Thursday, August 26, 2010

Sunrises and Drawings . . .

No, I have neither forgotten nor neglected my promise to tell you about the second portrait of myself, and the big reveal, along with some meditation about visual portrayals of women, is currently in the making.
But it's been très, très busy at work, not only with prep for upcoming classes, but especially with a Selection Committee I'm serving on for a Research Chair. This week we had public presentations, interviews, and then deliberations, so very full days. AND I'm fighting one of those summer colds -- quite mild, but requiring as much sleep (and kleenex!) as I can fit in.

So, instead, you get yet more pictures from my deck of the sun rising over the Coast Mountains across the Strait from us. Sorry, but I am continually fascinated by the literally countless permutations in which light and H20 and particles of pollution combine to dazzle. . . And I must say that while clouds so often point toward less pleasant weather, they also make for more varied, generally more dramatic dawn displays. Without being too trite, perhaps there's some sort of life metaphor there.

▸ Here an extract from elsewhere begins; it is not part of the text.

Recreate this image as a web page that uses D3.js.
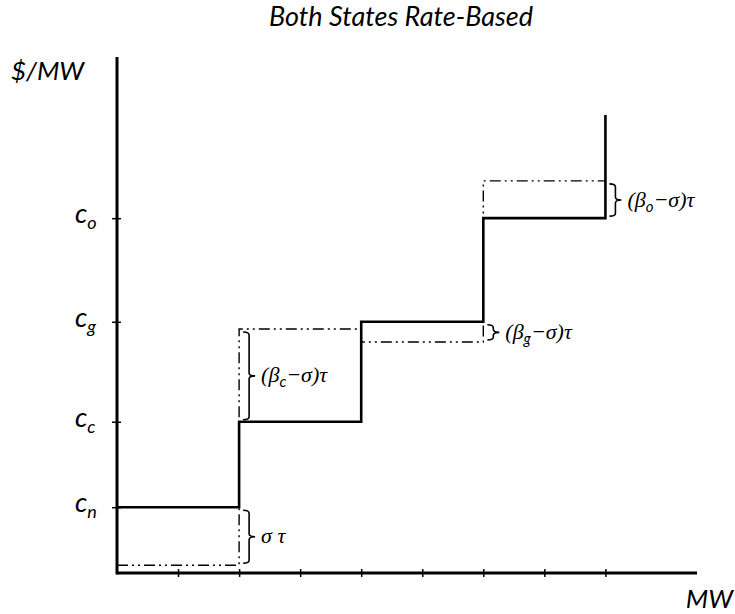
<!DOCTYPE html>
<html>
<head>
<meta charset="utf-8">
<script src="https://cdn.jsdelivr.net/npm/d3@7"></script>
<style>
  body { margin: 0; background: #ffffff; }
  svg { display: block; }
</style>
</head>
<body>
<div id="chart"></div>
<script>
const width = 735;
const height = 614;

const sansFont = "Lato, 'Open Sans', sans-serif";
const serifFont = "'Liberation Serif', 'DejaVu Serif', serif";

// tick marks along the MW axis (units)
const xTicks = [1, 2, 3, 4, 5, 6, 7, 8];

// price levels on the $/MW axis
const yTickKeys = ["n", "c", "g", "o"];
const yTickValues = [12.7, 29.2, 48.5, 68.5];

// supply curve before the policy (solid)
const supplyX = [0, 2, 4, 6, 8, 8];
const supplyY = [12.7, 29.2, 48.5, 68.5, 68.5, 88.4];

// supply curve with both states rate-based (dash-dot)
const taxedX = [0, 2, 4, 6, 8];
const taxedY = [1.5, 47.1, 44.6, 75.7, 75.7];

// braces marking the shift of each step
const braceX = [2, 2, 6, 8];
const braceFrom = [12.7, 29.2, 48.5, 68.5];
const braceTo = [1.5, 47.1, 44.6, 75.7];
const braceSub = ["", "c", "g", "o"];

const margin = { left: 117, right: 38, top: 57, bottom: 41 };

const x = d3.scaleLinear().domain([0, 9.5]).range([margin.left, 697]);
const y = d3.scaleLinear().domain([0, 100]).range([573, 55]);

const svg = d3.select("#chart")
  .append("svg")
  .attr("width", width)
  .attr("height", height);

// title
svg.append("text")
  .attr("x", 401)
  .attr("y", 26)
  .attr("text-anchor", "middle")
  .attr("font-family", sansFont)
  .attr("font-style", "italic")
  .attr("font-size", 27)
  .text("Both States Rate-Based");

// axis titles
svg.append("text")
  .attr("x", 11)
  .attr("y", 80)
  .attr("font-family", sansFont)
  .attr("font-style", "italic")
  .attr("font-size", 26)
  .text("$/MW");

svg.append("text")
  .attr("x", 733)
  .attr("y", 608)
  .attr("text-anchor", "end")
  .attr("font-family", sansFont)
  .attr("font-style", "italic")
  .attr("font-size", 26)
  .text("MW");

// axes
const xAxis = d3.axisBottom(x)
  .tickValues(xTicks)
  .tickSize(4)
  .tickFormat("");

const xAxisG = svg.append("g")
  .attr("transform", `translate(0, ${y(0)})`)
  .call(xAxis);
xAxisG.select(".domain").remove();
xAxisG.selectAll(".tick line")
  .attr("y1", -4)
  .attr("stroke", "#000")
  .attr("stroke-width", 1.5);

const yAxis = d3.axisLeft(y)
  .tickValues(yTickValues)
  .tickSize(4)
  .tickFormat("");

const yAxisG = svg.append("g")
  .attr("transform", `translate(${x(0)}, 0)`)
  .call(yAxis);
yAxisG.select(".domain").remove();
yAxisG.selectAll(".tick line")
  .attr("x2", 4)
  .attr("x1", -5)
  .attr("stroke", "#000")
  .attr("stroke-width", 1.5);

svg.append("line")
  .attr("x1", x(0)).attr("x2", x(9.5))
  .attr("y1", y(0)).attr("y2", y(0))
  .attr("stroke", "#000")
  .attr("stroke-width", 3);

svg.append("line")
  .attr("x1", x(0)).attr("x2", x(0))
  .attr("y1", y(0) + 1.5).attr("y2", margin.top)
  .attr("stroke", "#000")
  .attr("stroke-width", 3);

// price level labels c_n, c_c, ...
const yLabels = svg.append("g")
  .selectAll("text")
  .data(yTickKeys)
  .join("text")
  .attr("x", 75)
  .attr("y", (d, i) => y(yTickValues[i]) + 5)
  .attr("font-family", sansFont)
  .attr("font-style", "italic")
  .attr("font-size", 27);

yLabels.append("tspan").text("c");
yLabels.append("tspan")
  .attr("font-size", 18)
  .attr("dy", 6)
  .text((d) => d);

// step curves
const stepLine = d3.line()
  .x((d) => x(d[0]))
  .y((d) => y(d[1]))
  .curve(d3.curveStepAfter);

svg.append("path")
  .datum(taxedX.map((v, i) => [v, taxedY[i]]))
  .attr("d", stepLine)
  .attr("fill", "none")
  .attr("stroke", "#000")
  .attr("stroke-width", 1.4)
  .attr("stroke-dasharray", "11 4 2 4 2 4");

svg.append("path")
  .datum(supplyX.map((v, i) => [v, supplyY[i]]))
  .attr("d", stepLine)
  .attr("fill", "none")
  .attr("stroke", "#000")
  .attr("stroke-width", 2.6);

// braces
function bracePath(bx, ya, yb) {
  const top = Math.min(ya, yb) + 3;
  const bot = Math.max(ya, yb) - 2;
  const mid = (top + bot) / 2;
  const h = 6;
  return `M${bx - h},${top} Q${bx},${top} ${bx},${top + 3}` +
    ` L${bx},${mid - 3} Q${bx},${mid} ${bx + h},${mid}` +
    ` Q${bx},${mid} ${bx},${mid + 3}` +
    ` L${bx},${bot - 3} Q${bx},${bot} ${bx - h},${bot}`;
}

const braces = svg.append("g")
  .selectAll("g")
  .data(braceX)
  .join("g");

braces.append("path")
  .attr("d", (d, i) => bracePath(x(d) + 10, y(braceFrom[i]), y(braceTo[i])))
  .attr("fill", "none")
  .attr("stroke", "#000")
  .attr("stroke-width", 1.6);

const braceLabels = braces.append("text")
  .attr("x", (d) => x(d) + 22)
  .attr("y", (d, i) => (y(braceFrom[i]) + y(braceTo[i])) / 2 + 7)
  .attr("font-family", serifFont)
  .attr("font-style", "italic")
  .attr("font-size", 22);

braceLabels.each(function (d, i) {
  const t = d3.select(this);
  if (braceSub[i] === "") {
    t.append("tspan").text("σ τ");
  } else {
    t.append("tspan").text("(β");
    t.append("tspan")
      .attr("font-family", sansFont)
      .attr("font-size", 15)
      .attr("dy", 5)
      .text(braceSub[i]);
    t.append("tspan").attr("dy", -5).text("−σ)τ");
  }
});
</script>
</body>
</html>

And to assure you that I am thinking about drawing, getting ready to write more about portraits, here is a pertinent passage I serendipitously came across yesterday in the wonderfully wise and perspicacious late-age memoir by Diana Athill, Somewhere Towards the End. Highly recommended reading.
Given a lot of money I would collect art, both drawings and paintings. There are many ways in which a painting can be exciting, but a drawing that thrills me is always one that has caught a moment of life. Drawings are what artists, great or small, do when they are working their way towards understanding something, or catching something they want to preserve: they communicate with such immediacy that they can abolish time. I possess a drawing by a Victorian artist of his wife teaching their little girl to read by candlelight; in a book about Pisanello, who lived in the fourteen-hundreds, I have four quick sketches he made of men who had been hung. Each, in its different way, makes one catch one's breath: one might be there, looking through the eyes of the men who did those drawings. (Perhaps oddly, drawings presented as works of art are less likely to have this hallucinatory effect than private notes or studies.)

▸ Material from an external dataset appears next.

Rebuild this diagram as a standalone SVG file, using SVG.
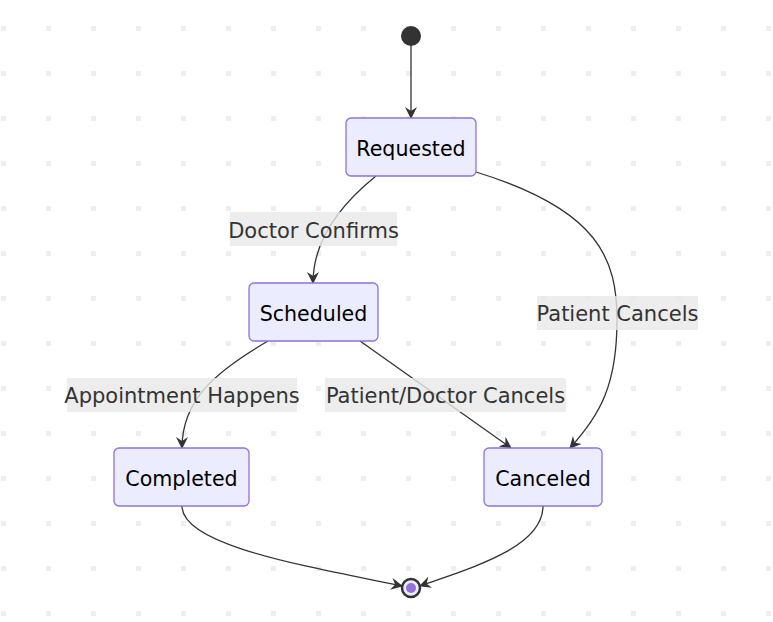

No frailty in that 89-year old voice, is there!
We're heading over to the city today -- we've got some time booked with a certain toddler, and our youngsters are putting together a family celebration of Pater's retirement, very sweet of them. We'll try to sneak in a dinner out to mark our recent 36th anniversary (already observed with a very nice meal at home), another visit to the Vancouver Art Gallery to see those drawings, and perhaps even catch a movie (I'd love to see I Am Love!). Sounds a bit too ambitious overall, and I suspect some goals will be jettisoned along the way -- any weekend plans shaping up at your place?